Schieflage

Die „Nullzinsphase“ führt zu manch außergewöhnlicher Konstellation.

Eine davon: Immer mehr freiwillig Versicherte stocken ihre Beiträge in die gesetzliche Rentenversicherung (GRV) bis zum Höchstbeitrag von knapp 15.000 Euro p.a. auf. Dies ist insoweit ungewöhnlich, als bislang freie Mittel für Vorsorge im Regelfall in private Altersvorsorgeprodukte investiert wurden.

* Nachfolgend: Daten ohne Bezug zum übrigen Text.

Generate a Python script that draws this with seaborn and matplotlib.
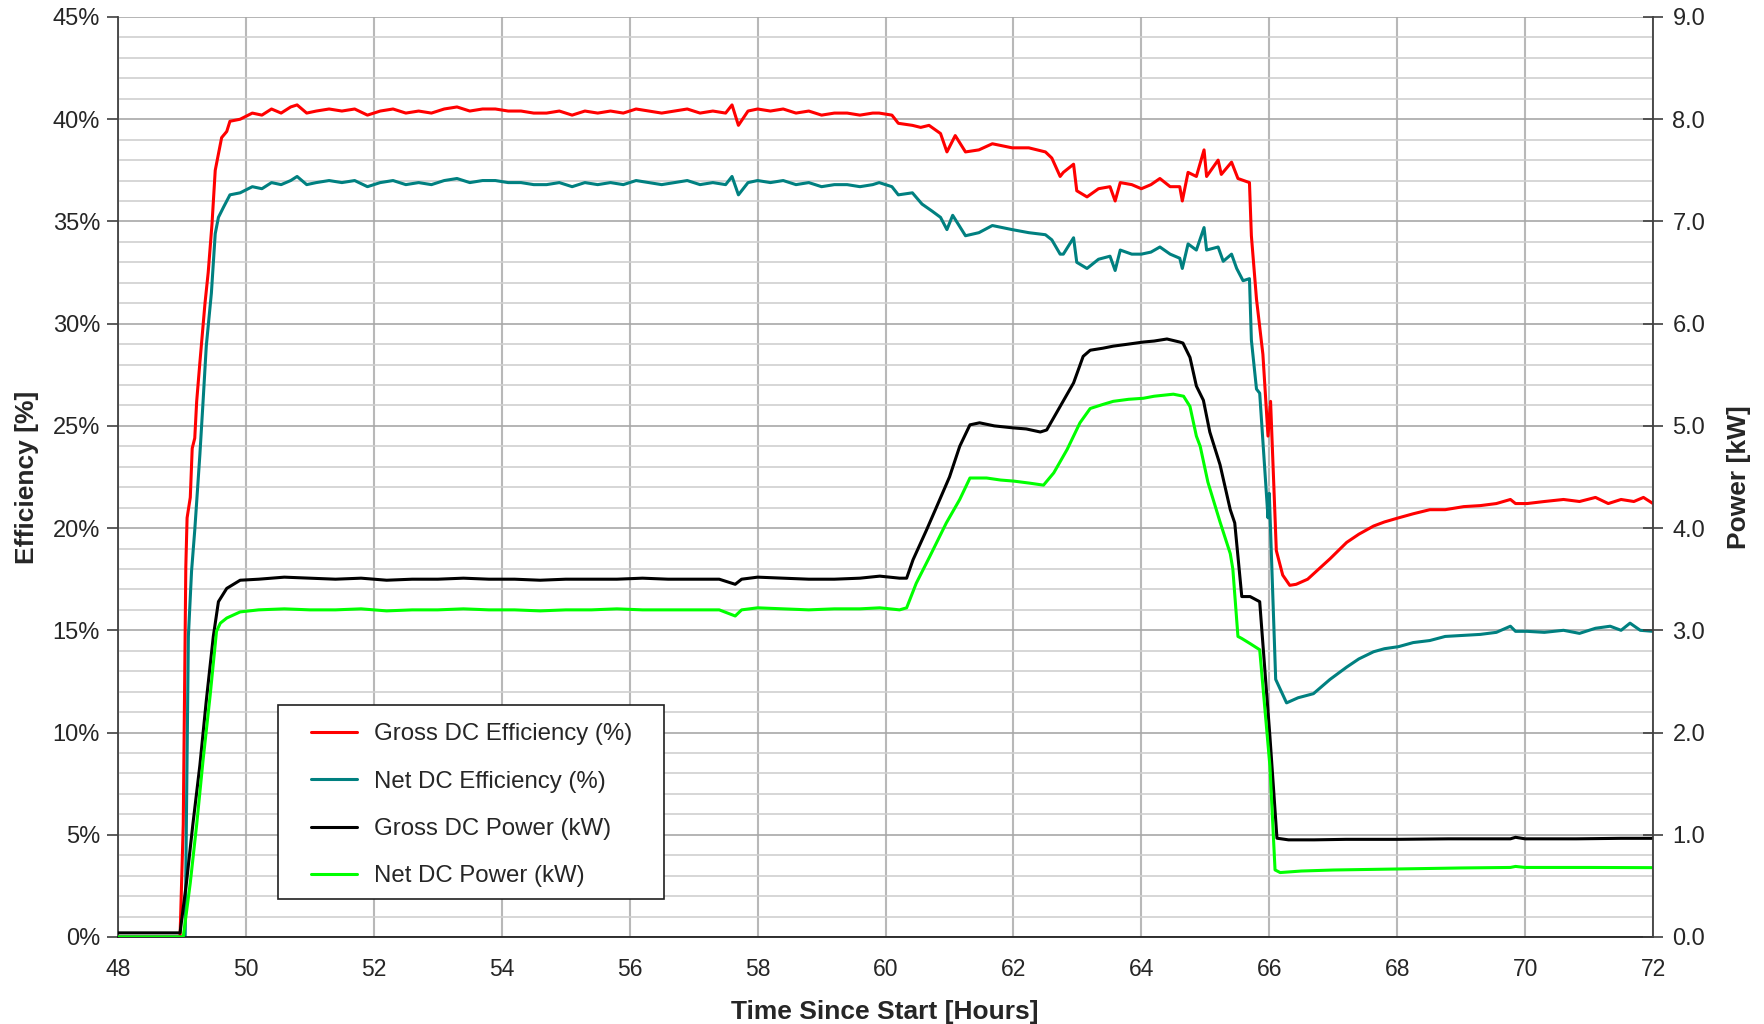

Der Grund für diese neue Entwicklung ist schnell ausfindig gemacht: Wer mit 63, 64 oder 65 Jahren ohne Rentenabschläge in den Ruhestand will, muss die Lücke schließen. Und durch die regelmäßigen Rentenerhöhungen erscheint die GRV inzwischen vielen interessanter als eine private Rentenversicherung, bei der bei Neuabschluss der Garantiezins aufgrund der anhaltenden „Nullzinsphase“ nur noch bei 0,9 Prozent liegt.

Was ist davon zu halten?

  • Zukünftige Rentenerhöhungen auf die zusätzlichen freiwilligen Beiträge müssen über das Umlageverfahren von allen GRV-Versicherten und von den Arbeitgebern finanziert werden. Belastet werden damit vor allem zukünftige Generationen. Außerdem beziehen freiwillig Versicherte im Regelfall überdurchschnittlich hohe Einkommen und haben – statistisch nachweisbar – eine höhere Lebenserwartung mit entsprechend längerer Rentenbezugszeit. Ein solcher „Sozialausgleich von unten nach oben“ in Form von Mitnahmeeffekten widerspricht der Idee der solidarischen gesetzlichen Rente als tragende Komponente einer Sozialversicherung.
  • Denjenigen, die das nutzen, ist kein Vorwurf zu machen. Denn tatsächlich ist die gesetzliche Rente mit ihren vergleichsweise kräftigen Erhöhungen derzeit attraktiv. Und wie private Renten wird sie lebenslang gezahlt. Es besteht am Ende auch kein Risiko eines Totalverlustes, denn dies wäre gleichbedeutend mit einem Staatsbankrott.
  • Offen ist, ob freiwillige Zusatzbeiträge am Ende zu besseren Ergebnissen führen als bei privaten Vorsorgeprodukten. Denn der Garantiezins ist nur ein Teil der gesamten Überschußbeteiligung, die marktweit immer noch bei knapp unter 3 Prozent p.a. liegt. Und da Rentenversicherungen – gleichgültig ob privat oder gesetzlich – einen sehr langen „Horizont“ haben, darf durchaus davon  ausgegangen werden, dass die Zinsen mittel- bis langfristig wieder steigen. Davon würden die GRV-Versicherten nicht profitieren, privat Versicherte durchaus. Und im Übrigen gibt es fondgebundene Rentenversicherungen, bei denen weitaus höhere Renditechancen bestehen. Und eine private Rente kann – im Gegensatz zur gesetzlichen Rente – sehr flexibel gestaltet werden, was Rentenbeginn und -höhe oder Vererbbarkeit angeht. Zum Beispiel durch Vereinbarung einer Rentengarantiezeit, während der die Rente an Hinterbliebene weiter gezahlt wird.

Bleibt am Ende:

Beide Formen – gesetzliche wie private Rente – haben ihre Vor- und Nachteile, ihre Chancen und Risiken. Beide unterliegen Einflussgrößen, die mit Blick auf die Langfristigkeit nicht vorhersehbar sind. Das macht die Entscheidungen schwierig. Am besten fährt man deshalb wohl, wenn man nicht alles auf eine Karte setzt. Denn die Einflussgrößen in beiden Systemen sind sehr unterschiedlich, teilweise in ihrer Wirkung sogar gegenläufig. Wer also privat und gesetzlich vorsorgt, reduziert das Risiko. Wer dann noch die Chance hat, von einer betrieblichen Altersvorsorge zu profitieren, steht auf „3 Beinen“ besonders stabil.